The Lebanese Govt Resigned Over Beirut Blast. Can We Expect the Same Accountability of Our Netas?

Illustration: Reynold Mascarenhas

On August 4, a massive explosion ripped through the streets of Beirut, the capital city of Lebanon. Over a week after the blast, its aftershocks are still being felt, at least in Lebanon’s political arena. The fresh wave of outrage against the administrative ineptitude that caused the blast in a residential area and left 160 people dead and thousands injured has led to the Prime Minister and his entire Cabinet stepping down, effectively ending their term in the Lebanese government.

Yesterday, Prime Minister Hassan Diab made a televised speech, where he followed in the steps of three ministers who had already resigned. Addressing the citizens, Diab said, “I declare today the resignation of this government. May God protect Lebanon.” In his address, Diab placed the blame on institutional corruption that has been entrenched in Lebanon for decades. “I have discovered that corruption is bigger than the state and that the state is paralysed by this (ruling) clique and cannot confront it or get rid of it,” he said.

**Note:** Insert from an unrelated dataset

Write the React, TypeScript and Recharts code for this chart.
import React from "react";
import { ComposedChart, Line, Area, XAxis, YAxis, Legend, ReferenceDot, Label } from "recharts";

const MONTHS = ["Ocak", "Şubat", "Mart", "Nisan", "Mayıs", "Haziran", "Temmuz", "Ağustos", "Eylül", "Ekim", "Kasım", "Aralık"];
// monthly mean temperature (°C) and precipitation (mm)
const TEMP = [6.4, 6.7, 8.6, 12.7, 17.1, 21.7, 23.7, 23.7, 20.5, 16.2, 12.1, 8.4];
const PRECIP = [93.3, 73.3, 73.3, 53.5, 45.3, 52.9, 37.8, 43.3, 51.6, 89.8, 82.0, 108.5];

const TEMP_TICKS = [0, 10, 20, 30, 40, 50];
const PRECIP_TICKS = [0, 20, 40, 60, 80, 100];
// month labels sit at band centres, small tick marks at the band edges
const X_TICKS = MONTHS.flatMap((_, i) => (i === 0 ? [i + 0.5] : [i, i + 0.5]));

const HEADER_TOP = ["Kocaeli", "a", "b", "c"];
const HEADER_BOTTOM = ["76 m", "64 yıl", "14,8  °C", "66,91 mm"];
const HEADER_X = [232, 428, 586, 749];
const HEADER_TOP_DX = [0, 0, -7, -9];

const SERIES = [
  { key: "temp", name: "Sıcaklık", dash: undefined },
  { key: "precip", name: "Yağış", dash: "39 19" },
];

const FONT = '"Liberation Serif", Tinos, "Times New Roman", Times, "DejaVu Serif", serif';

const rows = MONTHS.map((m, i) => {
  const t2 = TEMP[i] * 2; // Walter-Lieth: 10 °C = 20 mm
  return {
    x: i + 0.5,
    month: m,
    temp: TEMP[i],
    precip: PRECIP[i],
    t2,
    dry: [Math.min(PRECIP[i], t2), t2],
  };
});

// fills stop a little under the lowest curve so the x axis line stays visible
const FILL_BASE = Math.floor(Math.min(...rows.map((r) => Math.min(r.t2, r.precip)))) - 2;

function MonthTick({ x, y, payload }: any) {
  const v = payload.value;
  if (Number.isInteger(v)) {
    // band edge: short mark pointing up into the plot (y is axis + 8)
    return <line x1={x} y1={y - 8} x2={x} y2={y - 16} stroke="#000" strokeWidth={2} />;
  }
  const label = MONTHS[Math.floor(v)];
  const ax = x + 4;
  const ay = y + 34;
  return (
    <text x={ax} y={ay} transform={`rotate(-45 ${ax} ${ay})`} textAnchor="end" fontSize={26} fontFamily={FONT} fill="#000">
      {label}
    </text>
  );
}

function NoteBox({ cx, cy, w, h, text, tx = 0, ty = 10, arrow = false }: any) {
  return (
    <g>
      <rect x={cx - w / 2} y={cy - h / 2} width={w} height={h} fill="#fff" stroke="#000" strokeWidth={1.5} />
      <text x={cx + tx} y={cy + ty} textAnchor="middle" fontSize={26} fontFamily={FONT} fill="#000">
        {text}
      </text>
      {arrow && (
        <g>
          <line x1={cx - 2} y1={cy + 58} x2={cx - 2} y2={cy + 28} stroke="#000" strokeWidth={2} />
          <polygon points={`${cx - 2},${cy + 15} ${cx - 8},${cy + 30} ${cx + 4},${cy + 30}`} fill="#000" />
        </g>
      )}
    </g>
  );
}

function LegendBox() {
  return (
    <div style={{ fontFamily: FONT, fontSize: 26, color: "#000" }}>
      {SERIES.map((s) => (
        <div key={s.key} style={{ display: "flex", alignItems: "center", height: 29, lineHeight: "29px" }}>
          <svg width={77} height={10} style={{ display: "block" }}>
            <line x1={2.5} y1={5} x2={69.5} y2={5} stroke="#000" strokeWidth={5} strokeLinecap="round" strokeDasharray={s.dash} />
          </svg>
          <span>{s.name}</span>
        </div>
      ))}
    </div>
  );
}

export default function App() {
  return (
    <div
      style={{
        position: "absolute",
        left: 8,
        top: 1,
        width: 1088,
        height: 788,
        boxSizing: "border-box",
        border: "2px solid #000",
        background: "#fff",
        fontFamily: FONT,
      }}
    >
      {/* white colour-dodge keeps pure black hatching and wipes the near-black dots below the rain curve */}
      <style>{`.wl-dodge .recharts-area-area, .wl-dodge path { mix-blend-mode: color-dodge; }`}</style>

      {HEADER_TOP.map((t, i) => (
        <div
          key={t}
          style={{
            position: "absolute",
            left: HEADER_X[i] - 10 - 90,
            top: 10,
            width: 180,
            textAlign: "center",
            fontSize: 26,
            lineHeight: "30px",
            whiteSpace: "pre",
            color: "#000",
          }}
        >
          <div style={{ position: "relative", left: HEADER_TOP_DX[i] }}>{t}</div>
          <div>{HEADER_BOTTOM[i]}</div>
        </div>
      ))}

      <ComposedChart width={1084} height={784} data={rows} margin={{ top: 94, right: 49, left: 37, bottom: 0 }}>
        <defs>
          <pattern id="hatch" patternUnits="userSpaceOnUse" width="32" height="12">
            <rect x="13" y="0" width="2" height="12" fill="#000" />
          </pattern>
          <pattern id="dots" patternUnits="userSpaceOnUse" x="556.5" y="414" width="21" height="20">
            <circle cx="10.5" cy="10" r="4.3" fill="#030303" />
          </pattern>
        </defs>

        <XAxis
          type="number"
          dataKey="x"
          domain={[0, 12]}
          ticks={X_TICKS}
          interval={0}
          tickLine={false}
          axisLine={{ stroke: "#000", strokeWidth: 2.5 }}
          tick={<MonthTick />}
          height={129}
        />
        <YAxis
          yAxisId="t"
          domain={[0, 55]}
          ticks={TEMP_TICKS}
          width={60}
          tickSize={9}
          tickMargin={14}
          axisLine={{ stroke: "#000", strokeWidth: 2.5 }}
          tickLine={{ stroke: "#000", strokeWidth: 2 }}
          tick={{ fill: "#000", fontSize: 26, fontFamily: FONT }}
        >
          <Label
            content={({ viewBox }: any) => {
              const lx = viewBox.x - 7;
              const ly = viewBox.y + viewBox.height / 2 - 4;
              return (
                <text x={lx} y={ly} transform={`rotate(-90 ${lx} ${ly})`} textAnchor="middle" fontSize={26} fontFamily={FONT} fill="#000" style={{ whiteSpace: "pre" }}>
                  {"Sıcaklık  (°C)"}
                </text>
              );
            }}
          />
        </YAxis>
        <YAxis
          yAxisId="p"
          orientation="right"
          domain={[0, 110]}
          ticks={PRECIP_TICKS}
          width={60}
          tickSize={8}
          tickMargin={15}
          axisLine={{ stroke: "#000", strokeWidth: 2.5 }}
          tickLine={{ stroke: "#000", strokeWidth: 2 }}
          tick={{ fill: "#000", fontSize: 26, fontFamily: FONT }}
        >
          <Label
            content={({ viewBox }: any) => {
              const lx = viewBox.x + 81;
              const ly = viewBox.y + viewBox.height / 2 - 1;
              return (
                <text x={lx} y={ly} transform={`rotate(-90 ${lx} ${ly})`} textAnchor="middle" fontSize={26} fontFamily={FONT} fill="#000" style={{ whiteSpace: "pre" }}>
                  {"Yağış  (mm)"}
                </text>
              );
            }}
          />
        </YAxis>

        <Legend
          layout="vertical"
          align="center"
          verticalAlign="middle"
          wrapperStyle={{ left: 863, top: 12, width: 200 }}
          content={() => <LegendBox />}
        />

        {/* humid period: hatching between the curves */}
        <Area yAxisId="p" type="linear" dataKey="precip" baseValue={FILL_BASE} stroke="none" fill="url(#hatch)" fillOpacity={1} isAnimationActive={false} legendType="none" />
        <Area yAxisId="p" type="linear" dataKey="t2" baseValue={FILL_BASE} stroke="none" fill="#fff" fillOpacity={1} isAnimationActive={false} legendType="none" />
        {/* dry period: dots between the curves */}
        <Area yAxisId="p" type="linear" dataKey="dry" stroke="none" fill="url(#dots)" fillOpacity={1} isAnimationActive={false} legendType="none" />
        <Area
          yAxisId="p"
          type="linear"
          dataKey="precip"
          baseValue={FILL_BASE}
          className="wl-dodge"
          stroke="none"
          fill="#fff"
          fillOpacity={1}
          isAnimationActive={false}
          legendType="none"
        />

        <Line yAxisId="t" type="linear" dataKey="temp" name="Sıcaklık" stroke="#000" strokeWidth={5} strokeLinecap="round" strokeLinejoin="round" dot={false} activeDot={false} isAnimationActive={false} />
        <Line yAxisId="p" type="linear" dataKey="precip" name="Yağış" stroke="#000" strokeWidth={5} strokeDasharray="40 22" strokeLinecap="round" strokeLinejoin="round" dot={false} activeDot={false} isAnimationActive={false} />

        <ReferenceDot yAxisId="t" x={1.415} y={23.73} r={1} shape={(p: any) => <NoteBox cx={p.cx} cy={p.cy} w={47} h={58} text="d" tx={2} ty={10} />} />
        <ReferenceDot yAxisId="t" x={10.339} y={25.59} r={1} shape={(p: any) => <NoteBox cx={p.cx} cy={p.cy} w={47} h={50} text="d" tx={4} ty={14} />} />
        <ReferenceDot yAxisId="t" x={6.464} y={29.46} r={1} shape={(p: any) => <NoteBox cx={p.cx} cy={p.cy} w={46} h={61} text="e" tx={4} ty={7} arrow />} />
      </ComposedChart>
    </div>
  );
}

The entire Lebanese government resigning over a disaster like the Beirut blast is a reminder that politicians have just one job – to serve the people – and if they cannot fulfil that job, then stepping down is in the greater interest. Protests against the government in Lebanon have been taking place since October last year, with the blast proving to be the last straw for the citizens of Lebanon. Holding the government accountable to such a high degree is an achievement for Lebanese democracy, and a timely reminder of the power of protest.

In India, 2020 has also witnessed some truly horrific disasters caused by mismanagement and inefficiency. The Vishakhapatnam gas leak and Assam oil well fires are two of the most glaring examples of instances where companies were allowed to cut corners, leading to tragedy. However, public officials haven’t shown the same kind of contrition being displayed by the former Lebanese PM this week.

While Beirut’s blast was a tragedy, its aftermath has shown that even disaster can lead to a positive change.